Lesson #3: You need to be ready for shifts in governance and compliance
Managing evolving compliance and governance requirements is one of the largest challenges for financial services organizations. And with so much discussion around how cryptocurrency transactions will be regulated in the future, it needs to sit at the top of growing crypto fintechs’ agendas.
In the past, we’ve seen how scaling compliance and governance capabilities can lead to incredible bloat across large financial services organizations. As new needs emerge, they’ve been met by simply adding more people and resources to maintain compliance. Some firms now have teams of hundreds of people — many of them working on things that could be handled digitally, or could have been mitigated by embedding governance and compliance into product and service design.
As new entrants to this space, built on flexible digital foundations, growing crypto fintechs can avoid that bloat and revolutionize how governance and compliance are managed across the sector. Practices like Compliance as Code can change where compliance is built into development processes, and help companies avoid having to retrofit compliance into new deployments.
As the international regulatory environment around cryptocurrency evolves, it’s essential that organizations remain as flexible as possible. Any day, shifts could come that force them to completely transform governance processes and alter their operations. The organizations that are ready for those changes will be best positioned to build long-term customer loyalty and trust.

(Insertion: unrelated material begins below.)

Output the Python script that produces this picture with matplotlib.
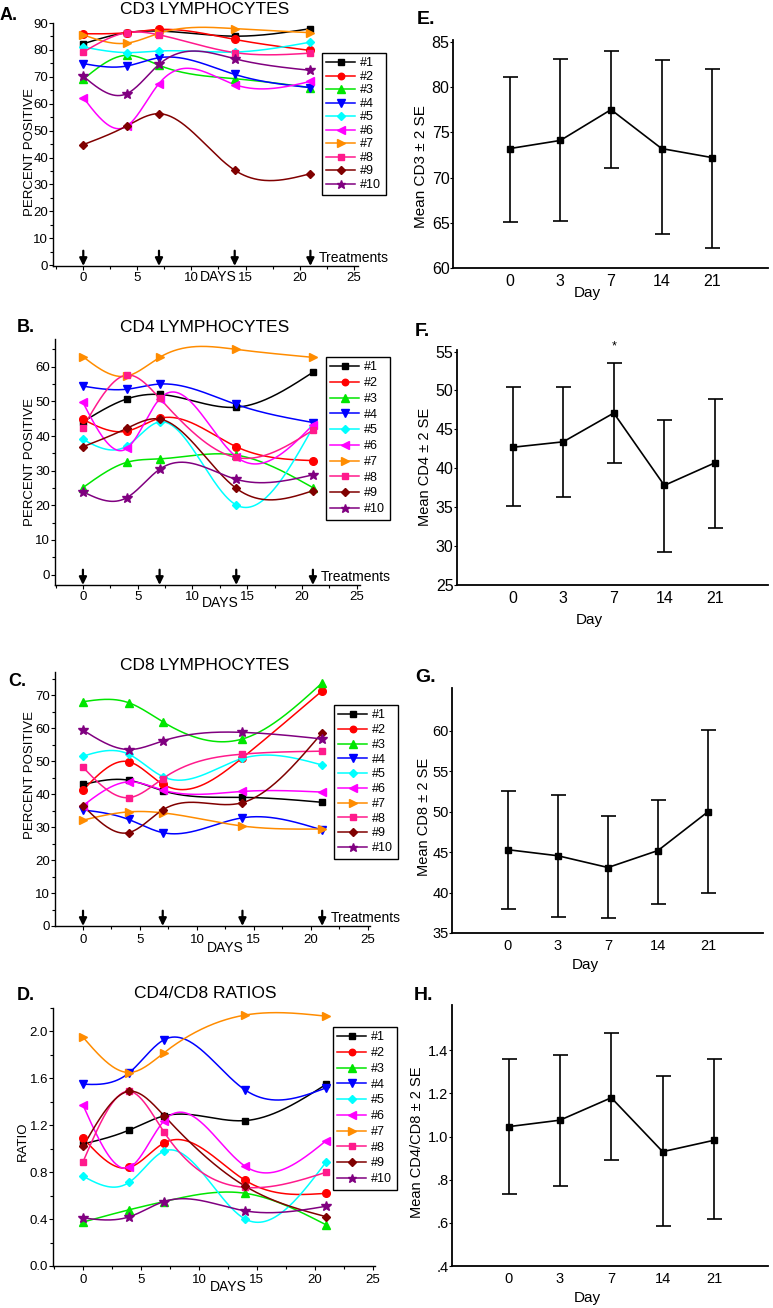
import numpy as np
import matplotlib
matplotlib.use('Agg')
import matplotlib.pyplot as plt
from matplotlib.lines import Line2D
from matplotlib.ticker import MultipleLocator

plt.rcParams['font.family'] = ['Liberation Sans', 'DejaVu Sans']

W, H = 773, 1308

# ---- data ----
days = [0, 4, 7, 14, 21]
treat_days = [0, 7, 14, 21]
patients = ['#1', '#2', '#3', '#4', '#5', '#6', '#7', '#8', '#9', '#10']

cd3 = [
    [82.3, 86.4, 87.0, 85.1, 87.9],
    [86.0, 86.4, 87.6, 83.9, 79.8],
    [69.1, 78.0, 74.3, 69.3, 66.0],
    [74.9, 74.0, 77.1, 70.9, 66.0],
    [81.1, 79.0, 79.6, 79.2, 82.9],
    [62.3, 51.6, 67.5, 67.1, 68.3],
    [85.6, 82.5, 86.2, 87.9, 86.4],
    [79.2, 86.4, 85.6, 79.0, 78.8],
    [44.8, 51.7, 56.3, 35.3, 34.0],
    [70.2, 63.7, 74.6, 76.7, 72.4],
]
cd4 = [
    [44.1, 50.7, 52.0, 48.3, 58.4],
    [44.8, 41.4, 45.1, 36.9, 32.9],
    [25.1, 32.4, 33.4, 34.5, 25.1],
    [54.4, 53.5, 55.0, 49.1, 43.9],
    [39.0, 37.1, 44.1, 20.1, 42.5],
    [49.7, 36.4, 50.7, 34.0, 43.2],
    [62.9, 57.3, 62.7, 65.0, 62.7],
    [42.4, 57.6, 50.9, 33.8, 41.7],
    [36.9, 42.2, 44.9, 24.9, 24.2],
    [23.9, 22.2, 30.4, 27.5, 28.8],
]
cd8 = [
    [42.9, 44.2, 41.0, 39.0, 37.5],
    [41.2, 49.8, 43.0, 51.0, 71.3],
    [68.0, 67.7, 61.9, 56.7, 73.7],
    [35.2, 32.3, 28.3, 32.8, 29.1],
    [51.5, 52.1, 45.3, 50.8, 48.8],
    [36.5, 43.7, 41.2, 40.8, 40.6],
    [32.1, 34.6, 34.3, 30.3, 29.4],
    [48.1, 38.9, 44.7, 52.1, 53.0],
    [36.5, 28.3, 35.2, 37.4, 58.6],
    [59.4, 53.5, 56.1, 58.7, 56.7],
]
ratio = [
    [1.04, 1.16, 1.28, 1.24, 1.55],
    [1.09, 0.84, 1.05, 0.73, 0.62],
    [0.375, 0.48, 0.55, 0.62, 0.35],
    [1.55, 1.65, 1.93, 1.50, 1.52],
    [0.765, 0.715, 0.98, 0.40, 0.89],
    [1.37, 0.84, 1.24, 0.85, 1.07],
    [1.95, 1.65, 1.82, 2.14, 2.13],
    [0.89, 1.49, 1.14, 0.67, 0.80],
    [1.02, 1.49, 1.28, 0.68, 0.42],
    [0.41, 0.42, 0.55, 0.47, 0.51],
]

day_labels = ['0', '3', '7', '14', '21']
cd3_mean = [73.2, 74.1, 77.5, 73.2, 72.2]
cd3_lo = [65.1, 65.2, 71.1, 63.8, 62.2]
cd3_hi = [81.1, 83.1, 84.0, 83.0, 82.0]
cd4_mean = [42.7, 43.4, 47.1, 37.8, 40.7]
cd4_lo = [35.1, 36.3, 40.7, 29.3, 32.3]
cd4_hi = [50.5, 50.5, 53.5, 46.2, 48.9]
cd8_mean = [45.3, 44.55, 43.1, 45.2, 50.0]
cd8_lo = [37.95, 37.0, 36.8, 38.6, 40.0]
cd8_hi = [52.6, 52.1, 49.5, 51.5, 60.1]
rat_mean = [1.046, 1.076, 1.18, 0.93, 0.983]
rat_lo = [0.734, 0.77, 0.89, 0.585, 0.617]
rat_hi = [1.358, 1.38, 1.48, 1.28, 1.358]

colors = ['#000000', '#ff0000', '#00e600', '#0000ff', '#00ffff',
          '#ff00ff', '#ff8c00', '#ff1a8c', '#800000', '#800080']
markers = ['s', 'o', '^', 'v', 'D', '<', '>', 's', 'D', '*']
msizes = [5, 5.5, 6, 6, 4.5, 6, 6, 5, 4.5, 7.5]


def spline(x, y, n=200):
    # natural cubic spline just for drawing the smooth curve
    x = np.asarray(x, float)
    y = np.asarray(y, float)
    k = len(x)
    h = np.diff(x)
    A = np.zeros((k, k))
    r = np.zeros(k)
    A[0, 0] = 1
    A[-1, -1] = 1
    for i in range(1, k - 1):
        A[i, i - 1] = h[i - 1]
        A[i, i] = 2 * (h[i - 1] + h[i])
        A[i, i + 1] = h[i]
        r[i] = 6 * ((y[i + 1] - y[i]) / h[i] - (y[i] - y[i - 1]) / h[i - 1])
    M = np.linalg.solve(A, r)
    xs = np.linspace(x[0], x[-1], n)
    j = np.clip(np.searchsorted(x, xs) - 1, 0, k - 2)
    x0, x1, hh = x[j], x[j + 1], h[j]
    ys = (M[j] * (x1 - xs) ** 3 / (6 * hh) + M[j + 1] * (xs - x0) ** 3 / (6 * hh)
          + (y[j] / hh - M[j] * hh / 6) * (x1 - xs)
          + (y[j + 1] / hh - M[j + 1] * hh / 6) * (xs - x0))
    return xs, ys


def add_ax(l, t, r, b):
    return fig.add_axes([l / W, 1 - b / H, (r - l) / W, (b - t) / H])


fig = plt.figure(figsize=(W / 100, H / 100), dpi=100)

# ---- left panels ----
left = [
    # data, box(px), xlim, ylim, ymajor, yminor, yfmt, title, title y, letter, letter xy,
    # ylabel, ylabel xy, legend xy, spacing, arrows, days off, tickpad
    (cd3, (53, 23, 358, 266), (-2.8, 25.4), (-0.3, 90), 10, 5, '%d', 'CD3 LYMPHOCYTES', 9, 'A.', (0, 15),
     'PERCENT POSITIVE', (30, 152), (322, 53), 0.12, True, 8, 1),
    (cd4, (55, 339, 360, 585), (-2.55, 25.3), (-3, 68), 10, 5, '%d', 'CD4 LYMPHOCYTES', 327, 'B.', (17, 328),
     'PERCENT POSITIVE', (30, 462), (326, 357), 0.3, True, 13, 1),
    (cd8, (55, 672, 370, 926), (-2.46, 25.2), (0, 77), 10, 5, '%d', 'CD8 LYMPHOCYTES', 665, 'C.', (8, 682),
     'PERCENT POSITIVE', (30, 775), (334, 705), 0.22, True, 16, 3),
    (ratio, (53, 1008, 375, 1266), (-2.6, 25.2), (0, 2.2), 0.4, 0.2, '%.1f', 'CD4/CD8 RATIOS', 993, 'D.', (17, 995),
     'RATIO', (23, 1141), (333, 1027), 0.3, False, 15, 3),
]

for (data, box, xlim, ylim, ymaj, ymin, yfmt, title, ty, letter, lxy, ylab, yxy,
     legxy, lspace, arrows, doff, tpad) in left:
    ax = add_ax(*box)
    for i, vals in enumerate(data):
        xs, ys = spline(days, vals)
        ax.plot(xs, ys, color=colors[i], lw=1.1, clip_on=False)
        ax.plot(days, vals, linestyle='none', marker=markers[i], ms=msizes[i],
                color=colors[i], mec=colors[i], clip_on=False, zorder=3)
    ax.set_xlim(*xlim)
    ax.set_ylim(*ylim)
    ax.xaxis.set_major_locator(MultipleLocator(5))
    ax.xaxis.set_minor_locator(MultipleLocator(2.5))
    ax.yaxis.set_major_locator(MultipleLocator(ymaj))
    ax.yaxis.set_minor_locator(MultipleLocator(ymin))
    ax.yaxis.set_major_formatter(plt.FormatStrFormatter(yfmt))
    ax.tick_params(axis='both', which='major', direction='out', length=3, width=0.8, labelsize=9.5)
    ax.tick_params(axis='both', which='minor', direction='out', length=2, width=0.8)
    ax.tick_params(axis='y', pad=0.5)
    ax.tick_params(axis='x', pad=tpad)
    for s in ['top', 'right']:
        ax.spines[s].set_visible(False)
    for s in ['left', 'bottom']:
        ax.spines[s].set_linewidth(1.0)

    if arrows:
        for d in treat_days:
            ax.annotate('', xy=(d, 0), xycoords=('data', 'axes fraction'),
                        xytext=(0, 11), textcoords='offset points',
                        arrowprops=dict(arrowstyle='-|>,head_width=0.22,head_length=0.45',
                                        color='k', lw=1.6, shrinkA=0, shrinkB=0))
        ax.annotate('Treatments', xy=(21, 0), xycoords=('data', 'axes fraction'),
                    xytext=(6, 6), textcoords='offset points', ha='left', va='center', fontsize=10)
    ax.annotate('DAYS', xy=(12.5, 0), xycoords=('data', 'axes fraction'),
                xytext=(0, -doff), textcoords='offset points', ha='center', va='center', fontsize=10)

    fig.text(205 / W, 1 - ty / H, title, ha='center', va='center', fontsize=12.5)
    fig.text(lxy[0] / W, 1 - lxy[1] / H, letter, ha='left', va='center', fontsize=13, fontweight='bold')
    fig.text(yxy[0] / W, 1 - yxy[1] / H, ylab, ha='center', va='center', rotation=90, fontsize=9.5)

    handles = [Line2D([], [], color=colors[i], marker=markers[i], ms=msizes[i] * 0.85, lw=1.1)
               for i in range(len(patients))]
    leg = ax.legend(handles, patients, loc='upper left',
                    bbox_to_anchor=(legxy[0] / W, 1 - legxy[1] / H), bbox_transform=fig.transFigure,
                    fontsize=9, labelspacing=lspace, handlelength=2.3, handletextpad=0.4,
                    borderpad=0.35, borderaxespad=0, fancybox=False, framealpha=1)
    leg.get_frame().set_edgecolor('black')
    leg.get_frame().set_linewidth(1.0)

# ---- right panels ----
right = [
    (cd3_mean, cd3_lo, cd3_hi, (453, 40, 768, 268), (-1.12, 5.1), (60, 85.2), [60, 65, 70, 75, 80, 85],
     ['60', '65', '70', '75', '80', '85'], 11.5, 'Mean CD3 ± 2 SE', (421, 167), 11, 'E.', (417, 20), 18),
    (cd4_mean, cd4_lo, cd4_hi, (457, 350, 768, 585), (-1.1, 5.05), (25, 55.2), [25, 30, 35, 40, 45, 50, 55],
     ['25', '30', '35', '40', '45', '50', '55'], 11.5, 'Mean CD4 ± 2 SE', (425, 467), 10.5, 'F.', (415, 332), 25),
    (cd8_mean, cd8_lo, cd8_hi, (452, 688, 763, 933), (-1.12, 5.1), (35, 65.3), [35, 40, 45, 50, 55, 60],
     ['35', '40', '45', '50', '55', '60'], 10.5, 'Mean CD8 ± 2 SE', (424, 817), 10.5, 'G.', (415, 677), 23),
    (rat_mean, rat_lo, rat_hi, (452, 1005, 768, 1266), (-1.1, 5.05), (0.4, 1.61), [0.4, 0.6, 0.8, 1.0, 1.2, 1.4],
     ['.4', '.6', '.8', '1.0', '1.2', '1.4'], 10.5, 'Mean CD4/CD8 ± 2 SE', (417, 1142), 10.5, 'H.', (414, 996), 23),
]

for (mean, lo, hi, box, xlim, ylim, yt, ytl, fs, ylab, yxy, yfs, letter, lxy, doff) in right:
    ax = add_ax(*box)
    x = np.arange(len(mean))
    m = np.array(mean)
    yerr = [m - np.array(lo), np.array(hi) - m]
    ax.errorbar(x, m, yerr=yerr, color='black', lw=1.2, elinewidth=1.2, capsize=5.4,
                capthick=1.2, marker='s', ms=5, clip_on=False)
    ax.set_xlim(*xlim)
    ax.set_ylim(*ylim)
    ax.set_xticks(x)
    ax.set_xticklabels(day_labels)
    ax.set_yticks(yt)
    ax.set_yticklabels(ytl)
    ax.tick_params(axis='x', length=0, pad=4, labelsize=fs)
    ax.tick_params(axis='y', length=2, width=0.8, pad=0.5, labelsize=fs)
    for s in ['top', 'right']:
        ax.spines[s].set_visible(False)
    for s in ['left', 'bottom']:
        ax.spines[s].set_linewidth(1.3)
    ax.annotate('Day', xy=(0.5 * (xlim[0] + xlim[1]) - 0.45, 0), xycoords=('data', 'axes fraction'),
                xytext=(0, -doff), textcoords='offset points', ha='center', va='center', fontsize=11)
    fig.text(yxy[0] / W, 1 - yxy[1] / H, ylab, ha='center', va='center', rotation=90, fontsize=yfs)
    fig.text(lxy[0] / W, 1 - lxy[1] / H, letter, ha='left', va='center', fontsize=14, fontweight='bold')
    if letter == 'F.':
        ax.annotate('*', xy=(2, 53.5), xytext=(0, 12), textcoords='offset points',
                    ha='center', va='center', fontsize=9)

fig.savefig('out.png', dpi=100)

Over the years, Thoughtworks has helped numerous companies evolve their products and services in line with shifting local and international compliance standards—and the two can be very different. For example, if a crypto fintech uses a data set to identify customer trends based on trading activity, internal governance would require that almost all of the personally identifiable information is obscured. Whereas the disclosure of the same information to a body like the Commodity Futures Trading Commission would require all of that information to be transparent.
Conflicts like that are common across local and international compliance requirements. But with the right technology and data architecture, they can be managed in an effective and scalable manner.
Lesson #4: Experienced partners can help you grow quickly, and with confidence
The explosive pace of growth in the crypto space is putting pressure on organizations to become experts in finance, development, security, and regulatory compliance at the same time. That’s a tall order, and an expectation that wouldn’t typically be placed on established organizations — let alone ones that are just a few years old.
That’s where expert partners come in. Today’s growing crypto fintechs have a strong vision for where they want to be and what they want to achieve, and expert partners can help them quickly acquire the skills and capabilities needed to get there.
By working with a partner like Thoughtworks, crypto fintechs can combine their game-changing business models with financial services best practices honed over many years, and apply modern platform and development approaches to enable sustainable, secure, and compliant growth.
These companies may not have been around to witness the financial services sector’s technological transformation, but expert partners like us have. When paired with digital capabilities, that kind of expertise and insight is exactly what growing organizations need to make the right moves fast, and take their place at the top of this rapidly-growing market.
Many before you have learned these lessons the hard way. Now, you don’t have to.
At Thoughtworks, we’ve helped financial services organizations avoid all those pitfalls and more for many years. Now, as a new generation of fintechs make their names in the cryptocurrency space, we’re helping them avoid the mistakes of the past, while blazing new trails and transforming the world of finance on their terms.